Was ganz stark auffällt, gerade bei heissen Temperaturen, ist, dass der Muschelkalk den besten Eindruck hinterlässt, wenn er gut gekühlt ins Glas kommt (14-16º). Da schmeckt man die Frucht, da spürt man die Säure und auch die feine Gerbstoffbrise sorgt für richtig Spass. Da geht er gar als Erfrischung durch, wirkt schlank und leicht und herrlich salzig. Von allen verkosteten Pinot Noirs von Enderle & Moll, würde ich den Muschelkalk am ehesten ins französische Burgund verorten.

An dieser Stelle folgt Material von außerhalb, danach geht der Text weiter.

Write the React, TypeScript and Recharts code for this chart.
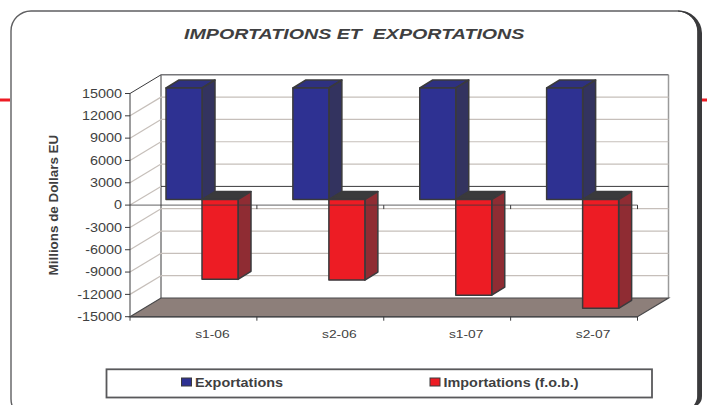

Weil er so typisch ist, so leicht, so elegant, so fruchtig wie auch würzig und vor allem so bodendominiert. Man kann ihn durchaus als “klassisch” bezeichnen. Und damit bin ich alle Pinot Noirs von Sven Enderle und Florian Moll durch. Fünf waren es und welcher mein persönlicher Favorit ist verrate ich hier nicht, weil dann kein Raum für Vermutungen und Überraschungen übrig bliebe. Comprende?
Tipp: Zwei bis drei Stunden im Dekanter sollte man ihm gönnen. Aus dem Burgunderglas mit 14-16º geniessen. Zu Braten, Wurst- und Fleischgerichten ideal. Als Solist schon jetzt sehr zugänglich wie auch erfrischend.
Verkostet wurde ein Muschelkalk 2013 Pinot Noir vom Weingut Enderle & Moll aus Münchweier in Baden, Deutschland.